At least 17 cases have been filed at different courts across the country over the retention of Ibrahim Magu as the Acting Chairman of the Economic and Financial Crimes Commission.
Lawyers in one of the cases filed before Justice Gabriel Kolawole of the Federal High Court in Abuja told the court on Tuesday that a related case was filed in the Yola Division of the court in Adamawa State, while another case on the same subject is before the Kano Division of the Federal High Court, the Punch reports.
It was learnt that some of the 17 cases were in support of Magu, while the rest sought Magu’s removal from office on the grounds that he had been rejected by the Senate.

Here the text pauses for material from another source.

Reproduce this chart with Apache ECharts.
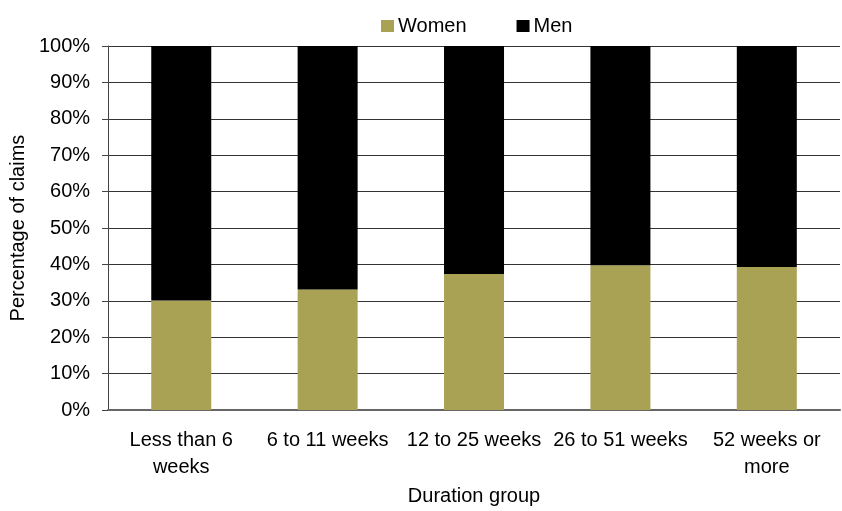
<!DOCTYPE html>
<html>
<head>
<meta charset="utf-8">
<script src="https://cdn.jsdelivr.net/npm/echarts@6/dist/echarts.min.js"></script>
<style>
  html, body { margin: 0; padding: 0; background: #fff; }
  #chart { width: 842px; height: 511px; }
</style>
</head>
<body>
<div id="chart"></div>
<script>
// Share of claims by duration group, split by sex (percent)
const categories = ['Less than 6\nweeks', '6 to 11 weeks', '12 to 25 weeks', '26 to 51 weeks', '52 weeks or\nmore'];
const women = [30.1, 33.1, 37.4, 39.8, 39.3];
const men = women.map(v => +(100 - v).toFixed(1));
const yTicks = { min: 0, max: 100, step: 10 };

const font = 'Liberation Sans, Arial, sans-serif';
const chart = echarts.init(document.getElementById('chart'), null, { renderer: 'canvas' });

chart.setOption({
  animation: false,
  textStyle: { fontFamily: font },
  legend: {
    top: 11,
    left: 376,
    itemWidth: 13,
    itemHeight: 12,
    itemGap: 50,
    textStyle: { fontSize: 20, color: '#000', fontFamily: font, padding: [0, 0, 0, -1] },
    data: [
      { name: 'Women', icon: 'rect' },
      { name: 'Men', icon: 'rect' }
    ]
  },
  grid: { left: 103, right: 2, top: 46, bottom: 93, containLabel: false },
  xAxis: {
    type: 'category',
    data: categories,
    name: 'Duration group',
    nameLocation: 'middle',
    nameGap: 73,
    nameTextStyle: { fontSize: 20, color: '#000', fontFamily: font },
    axisLine: { lineStyle: { color: '#666', width: 2 } },
    axisTick: { show: false },
    axisLabel: { fontSize: 20, color: '#000', fontFamily: font, margin: 17, lineHeight: 27, interval: 0 }
  },
  yAxis: {
    type: 'value',
    min: yTicks.min,
    max: yTicks.max,
    interval: yTicks.step,
    name: 'Percentage of claims',
    nameLocation: 'middle',
    nameGap: 70,
    nameRotate: 90,
    nameTextStyle: { fontSize: 20, color: '#000', fontFamily: font },
    axisLine: { show: true, lineStyle: { color: '#444', width: 1 } },
    axisTick: { show: true, inside: false, length: 6, lineStyle: { color: '#444' } },
    axisLabel: { fontSize: 20, color: '#000', fontFamily: font, margin: 18, formatter: '{value}%' },
    splitLine: { show: true, lineStyle: { color: '#333', width: 1 } }
  },
  series: [
    {
      name: 'Women',
      type: 'bar',
      stack: 'total',
      barWidth: 60,
      itemStyle: { color: '#a9a255' },
      data: women
    },
    {
      name: 'Men',
      type: 'bar',
      stack: 'total',
      barWidth: 60,
      itemStyle: { color: '#000000' },
      data: men
    }
  ]
});
</script>
</body>
</html>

One of the pro-Magu suits was the one being heard by Justice Kolawole on Tuesday. During the hearing, two lawyers, representing two different law firms, presented separate letters of engagement to them to represent the Senate President, Dr. Bukola Saraki, and the Senate.
While Mr. S. O. Alhassan presented a letter, which engaged his law firm in June, Mr. Peter Abang presented a letter briefing his law firm in August.
The judge directed the two lawyers to sort out the conflicting briefs they got from the Senate before the next hearing date for the particular suit, which was filed by a Senior Advocate of Nigeria, Jibrin Okutepa.
President Muhammadu Buhari, the AGF, the National Assembly, the Senate and Saraki are the respondents to this suit.
Meanwhile, Musa Abdul, who represented the Attorney General of the Federation (AGF) and Minister of Justice, Abubakar Malami (SAN), told the court that the AGF had written to the former Chief Judge of the court, Justice Ibrahim Auta, seeking the consolidation of the cases.
He said the AGF’s office was aware of 10 cases in respect of Magu’s chairmanship of the EFCC. He argued that it was necessary to have all the cases merged and heard by one judge to avoid a situation where judges will give conflicting rulings on the case.
But one of the two lawyers, seeking to represent the Senate and Saraki in the case, Abang, said he was aware of 17 cases, not 10.
“There are, in fact, 17 cases on this subject matter. In fact, I will be appearing before Justice A. R. Mohammed in another case concerning the subject matter immediately I leave this court.
“We also have a similar suit in the Kano Division of the court,” he added.
He said his law firm had also formally requested the Chief Judge to consolidate the cases.
After listening to the parties, Justice Kolawole directed them to bring to the attention of the Acting Chief Judge of the FHC, Justice Abdu Kafarati, efforts that had been made to get the cases heard by one judge.
The rejection of Magu by the Senate sparked a disagreement between the executive and the Senate. After the presidency decided to keep Magu in an acting position, the Senate vowed it would no longer entertain the confirmation of nominees from the Presidency.